Exercise description:
Check each line of the data for "this" and select those that have it.

Task inputs:

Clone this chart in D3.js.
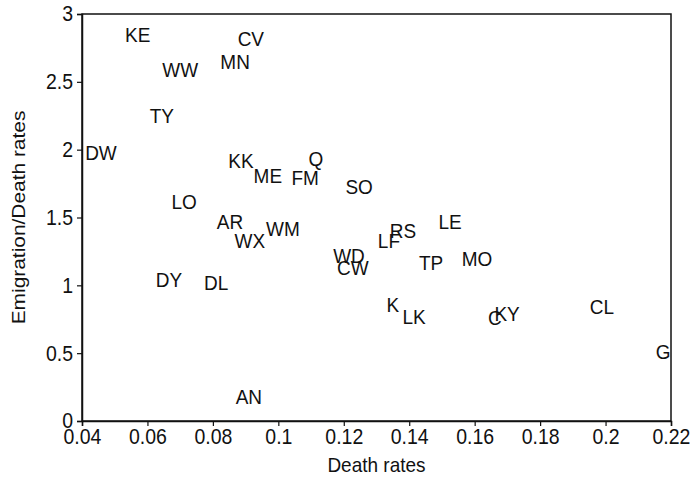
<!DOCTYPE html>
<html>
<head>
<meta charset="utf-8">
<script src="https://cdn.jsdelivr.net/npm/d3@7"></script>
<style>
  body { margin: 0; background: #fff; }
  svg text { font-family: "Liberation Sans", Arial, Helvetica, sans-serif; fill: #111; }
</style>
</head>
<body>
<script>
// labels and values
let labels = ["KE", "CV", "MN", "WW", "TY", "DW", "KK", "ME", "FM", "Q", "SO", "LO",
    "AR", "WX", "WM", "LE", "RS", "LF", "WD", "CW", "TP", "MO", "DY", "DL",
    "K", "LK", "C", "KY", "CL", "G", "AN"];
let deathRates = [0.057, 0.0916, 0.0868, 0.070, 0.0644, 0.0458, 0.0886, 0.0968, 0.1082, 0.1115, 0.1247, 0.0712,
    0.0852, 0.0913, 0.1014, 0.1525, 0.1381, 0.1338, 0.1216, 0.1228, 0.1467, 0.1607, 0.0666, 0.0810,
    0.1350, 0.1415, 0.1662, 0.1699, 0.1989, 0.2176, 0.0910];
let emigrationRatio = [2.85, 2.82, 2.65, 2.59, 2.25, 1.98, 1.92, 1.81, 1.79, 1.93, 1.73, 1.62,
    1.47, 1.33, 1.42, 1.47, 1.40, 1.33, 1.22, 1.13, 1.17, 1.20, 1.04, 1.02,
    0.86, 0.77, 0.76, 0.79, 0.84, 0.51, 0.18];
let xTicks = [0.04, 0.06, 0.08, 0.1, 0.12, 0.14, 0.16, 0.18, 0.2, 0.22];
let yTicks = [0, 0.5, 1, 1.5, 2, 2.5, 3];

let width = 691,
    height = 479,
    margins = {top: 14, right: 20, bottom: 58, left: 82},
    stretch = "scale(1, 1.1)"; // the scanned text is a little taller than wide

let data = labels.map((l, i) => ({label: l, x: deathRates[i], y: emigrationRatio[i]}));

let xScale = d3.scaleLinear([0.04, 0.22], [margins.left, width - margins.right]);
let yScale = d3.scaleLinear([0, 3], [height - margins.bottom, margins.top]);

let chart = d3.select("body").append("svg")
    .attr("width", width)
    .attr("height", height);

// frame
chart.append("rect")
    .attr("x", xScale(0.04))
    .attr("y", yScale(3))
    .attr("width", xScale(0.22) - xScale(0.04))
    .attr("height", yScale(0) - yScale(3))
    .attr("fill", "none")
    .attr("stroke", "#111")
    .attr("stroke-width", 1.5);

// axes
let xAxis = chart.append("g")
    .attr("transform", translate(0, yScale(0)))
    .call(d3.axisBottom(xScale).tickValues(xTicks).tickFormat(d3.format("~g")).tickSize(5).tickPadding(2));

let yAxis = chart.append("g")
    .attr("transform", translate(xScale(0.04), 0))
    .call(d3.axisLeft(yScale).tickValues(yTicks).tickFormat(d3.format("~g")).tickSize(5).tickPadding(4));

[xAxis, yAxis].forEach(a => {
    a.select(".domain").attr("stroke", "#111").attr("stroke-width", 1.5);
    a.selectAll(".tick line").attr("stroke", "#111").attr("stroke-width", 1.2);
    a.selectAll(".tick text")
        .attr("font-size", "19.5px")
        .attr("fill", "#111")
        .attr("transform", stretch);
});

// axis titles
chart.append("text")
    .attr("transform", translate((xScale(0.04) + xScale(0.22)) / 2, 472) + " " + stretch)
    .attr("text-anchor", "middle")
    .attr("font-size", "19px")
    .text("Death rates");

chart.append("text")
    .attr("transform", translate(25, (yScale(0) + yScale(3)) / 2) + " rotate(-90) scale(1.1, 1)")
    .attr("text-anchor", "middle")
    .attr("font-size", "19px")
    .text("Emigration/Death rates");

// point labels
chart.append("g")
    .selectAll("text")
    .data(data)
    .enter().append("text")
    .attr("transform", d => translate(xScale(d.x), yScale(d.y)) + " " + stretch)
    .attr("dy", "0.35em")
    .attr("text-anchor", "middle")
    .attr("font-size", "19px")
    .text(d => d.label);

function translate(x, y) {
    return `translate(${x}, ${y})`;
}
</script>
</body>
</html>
==
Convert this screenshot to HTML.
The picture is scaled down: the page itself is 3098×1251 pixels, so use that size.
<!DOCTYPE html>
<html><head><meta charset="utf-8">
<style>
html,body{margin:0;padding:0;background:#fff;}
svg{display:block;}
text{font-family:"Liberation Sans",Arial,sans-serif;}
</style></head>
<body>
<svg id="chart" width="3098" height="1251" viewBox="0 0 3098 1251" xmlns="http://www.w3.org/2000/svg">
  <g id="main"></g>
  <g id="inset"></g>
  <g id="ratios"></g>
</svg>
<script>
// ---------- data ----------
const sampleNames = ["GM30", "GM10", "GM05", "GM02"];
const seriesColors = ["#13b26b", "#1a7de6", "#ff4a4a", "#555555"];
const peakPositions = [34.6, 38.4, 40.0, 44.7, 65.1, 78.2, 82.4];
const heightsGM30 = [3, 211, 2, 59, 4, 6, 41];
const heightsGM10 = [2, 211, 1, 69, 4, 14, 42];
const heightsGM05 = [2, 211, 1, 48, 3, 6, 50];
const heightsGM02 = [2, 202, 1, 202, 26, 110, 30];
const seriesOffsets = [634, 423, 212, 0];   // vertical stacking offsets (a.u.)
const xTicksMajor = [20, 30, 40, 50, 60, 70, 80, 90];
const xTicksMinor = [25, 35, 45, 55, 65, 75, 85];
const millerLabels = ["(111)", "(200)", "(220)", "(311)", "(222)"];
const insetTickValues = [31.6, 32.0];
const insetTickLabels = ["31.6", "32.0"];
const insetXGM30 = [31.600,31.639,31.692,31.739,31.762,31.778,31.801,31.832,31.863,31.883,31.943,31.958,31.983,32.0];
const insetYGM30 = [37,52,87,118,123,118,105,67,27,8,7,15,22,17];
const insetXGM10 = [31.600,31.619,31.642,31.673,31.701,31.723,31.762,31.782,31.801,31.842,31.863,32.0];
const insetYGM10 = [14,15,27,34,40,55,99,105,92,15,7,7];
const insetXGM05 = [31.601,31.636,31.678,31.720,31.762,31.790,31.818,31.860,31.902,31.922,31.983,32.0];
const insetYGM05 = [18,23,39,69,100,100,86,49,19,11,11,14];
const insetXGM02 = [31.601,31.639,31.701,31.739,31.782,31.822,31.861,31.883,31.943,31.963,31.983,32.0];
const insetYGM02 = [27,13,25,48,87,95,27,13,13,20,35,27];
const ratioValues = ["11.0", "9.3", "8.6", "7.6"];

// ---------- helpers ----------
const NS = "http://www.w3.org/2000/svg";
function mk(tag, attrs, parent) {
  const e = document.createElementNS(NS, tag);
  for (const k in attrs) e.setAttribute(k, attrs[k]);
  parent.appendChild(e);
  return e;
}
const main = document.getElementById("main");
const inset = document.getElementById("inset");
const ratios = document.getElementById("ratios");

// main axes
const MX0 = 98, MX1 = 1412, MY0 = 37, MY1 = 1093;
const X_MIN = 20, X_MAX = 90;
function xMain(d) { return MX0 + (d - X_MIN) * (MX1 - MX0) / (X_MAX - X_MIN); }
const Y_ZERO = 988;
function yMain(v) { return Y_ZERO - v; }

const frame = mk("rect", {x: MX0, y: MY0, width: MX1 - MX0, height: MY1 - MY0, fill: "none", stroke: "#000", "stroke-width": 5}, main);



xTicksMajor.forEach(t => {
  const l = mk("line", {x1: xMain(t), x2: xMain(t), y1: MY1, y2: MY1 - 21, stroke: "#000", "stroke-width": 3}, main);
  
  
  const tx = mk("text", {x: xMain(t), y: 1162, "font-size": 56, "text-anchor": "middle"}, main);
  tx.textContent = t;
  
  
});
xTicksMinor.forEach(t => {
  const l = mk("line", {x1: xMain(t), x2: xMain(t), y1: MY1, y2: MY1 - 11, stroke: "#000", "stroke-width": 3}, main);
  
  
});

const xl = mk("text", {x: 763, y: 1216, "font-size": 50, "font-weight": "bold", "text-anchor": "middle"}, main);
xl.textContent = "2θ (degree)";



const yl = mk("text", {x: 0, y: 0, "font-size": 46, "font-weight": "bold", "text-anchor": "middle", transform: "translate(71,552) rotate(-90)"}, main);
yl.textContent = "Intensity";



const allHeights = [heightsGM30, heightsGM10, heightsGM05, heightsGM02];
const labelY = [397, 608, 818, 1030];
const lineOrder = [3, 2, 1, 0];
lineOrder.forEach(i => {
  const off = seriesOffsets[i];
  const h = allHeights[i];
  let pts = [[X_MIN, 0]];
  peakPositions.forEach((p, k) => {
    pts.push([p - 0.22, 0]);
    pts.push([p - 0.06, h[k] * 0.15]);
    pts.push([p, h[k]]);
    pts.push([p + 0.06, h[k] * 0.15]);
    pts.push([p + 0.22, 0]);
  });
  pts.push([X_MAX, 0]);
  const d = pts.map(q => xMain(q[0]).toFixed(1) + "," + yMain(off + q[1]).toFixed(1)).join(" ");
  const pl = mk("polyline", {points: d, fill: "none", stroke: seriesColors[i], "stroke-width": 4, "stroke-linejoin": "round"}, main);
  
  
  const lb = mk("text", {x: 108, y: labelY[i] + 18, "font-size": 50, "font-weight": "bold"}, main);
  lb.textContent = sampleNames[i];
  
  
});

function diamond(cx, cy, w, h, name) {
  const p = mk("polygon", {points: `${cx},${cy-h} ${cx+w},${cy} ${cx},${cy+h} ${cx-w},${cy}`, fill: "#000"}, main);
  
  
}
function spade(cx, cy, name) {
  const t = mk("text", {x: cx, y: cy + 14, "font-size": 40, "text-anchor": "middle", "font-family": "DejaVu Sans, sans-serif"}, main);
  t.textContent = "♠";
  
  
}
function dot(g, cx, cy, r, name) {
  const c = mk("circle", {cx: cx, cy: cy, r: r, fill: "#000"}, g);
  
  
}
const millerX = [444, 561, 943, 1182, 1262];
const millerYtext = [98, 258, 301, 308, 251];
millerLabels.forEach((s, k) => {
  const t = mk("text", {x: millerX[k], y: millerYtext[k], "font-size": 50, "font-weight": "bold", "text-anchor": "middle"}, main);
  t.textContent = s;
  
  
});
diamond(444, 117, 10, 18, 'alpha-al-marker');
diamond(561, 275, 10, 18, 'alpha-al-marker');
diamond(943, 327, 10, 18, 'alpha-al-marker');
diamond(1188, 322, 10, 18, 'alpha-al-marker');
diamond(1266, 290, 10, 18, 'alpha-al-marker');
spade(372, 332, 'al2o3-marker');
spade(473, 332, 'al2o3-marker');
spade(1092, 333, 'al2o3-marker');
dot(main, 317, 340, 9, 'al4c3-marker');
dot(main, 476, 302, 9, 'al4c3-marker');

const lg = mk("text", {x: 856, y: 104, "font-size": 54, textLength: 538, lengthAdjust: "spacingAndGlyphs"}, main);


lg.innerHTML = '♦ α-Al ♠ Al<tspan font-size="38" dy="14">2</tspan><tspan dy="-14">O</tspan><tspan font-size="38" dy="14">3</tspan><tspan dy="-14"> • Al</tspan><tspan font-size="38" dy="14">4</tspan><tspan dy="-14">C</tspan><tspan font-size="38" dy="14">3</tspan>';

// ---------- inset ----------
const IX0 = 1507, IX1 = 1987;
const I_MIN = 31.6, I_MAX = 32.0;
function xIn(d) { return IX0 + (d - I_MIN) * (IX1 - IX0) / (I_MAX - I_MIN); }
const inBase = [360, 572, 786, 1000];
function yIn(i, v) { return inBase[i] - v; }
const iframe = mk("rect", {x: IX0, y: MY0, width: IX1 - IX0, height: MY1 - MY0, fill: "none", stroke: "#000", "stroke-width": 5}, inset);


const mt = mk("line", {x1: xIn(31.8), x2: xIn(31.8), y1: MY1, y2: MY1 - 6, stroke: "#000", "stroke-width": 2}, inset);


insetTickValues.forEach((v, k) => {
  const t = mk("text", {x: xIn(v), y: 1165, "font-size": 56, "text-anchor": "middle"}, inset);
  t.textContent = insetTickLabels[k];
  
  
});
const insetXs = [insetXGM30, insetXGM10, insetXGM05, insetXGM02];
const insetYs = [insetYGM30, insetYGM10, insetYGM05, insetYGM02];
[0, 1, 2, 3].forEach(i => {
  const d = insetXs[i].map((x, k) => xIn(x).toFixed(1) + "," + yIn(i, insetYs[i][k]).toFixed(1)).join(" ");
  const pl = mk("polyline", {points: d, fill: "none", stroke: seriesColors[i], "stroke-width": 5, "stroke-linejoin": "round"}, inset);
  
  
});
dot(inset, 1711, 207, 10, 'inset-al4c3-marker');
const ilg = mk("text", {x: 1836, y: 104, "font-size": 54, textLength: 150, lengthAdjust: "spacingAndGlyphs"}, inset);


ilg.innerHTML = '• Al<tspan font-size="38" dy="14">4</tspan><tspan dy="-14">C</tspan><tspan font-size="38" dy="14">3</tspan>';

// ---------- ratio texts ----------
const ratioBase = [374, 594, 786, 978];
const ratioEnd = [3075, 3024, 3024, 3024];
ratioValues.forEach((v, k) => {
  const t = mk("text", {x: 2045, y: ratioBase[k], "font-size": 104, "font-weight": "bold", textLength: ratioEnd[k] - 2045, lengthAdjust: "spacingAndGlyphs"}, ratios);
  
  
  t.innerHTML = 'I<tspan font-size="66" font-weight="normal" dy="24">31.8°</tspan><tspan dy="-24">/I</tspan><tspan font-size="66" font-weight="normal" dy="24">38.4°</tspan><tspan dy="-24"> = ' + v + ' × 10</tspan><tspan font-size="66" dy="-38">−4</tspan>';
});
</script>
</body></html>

Finished task:
Clone this chart in D3.js.
Convert this screenshot to HTML.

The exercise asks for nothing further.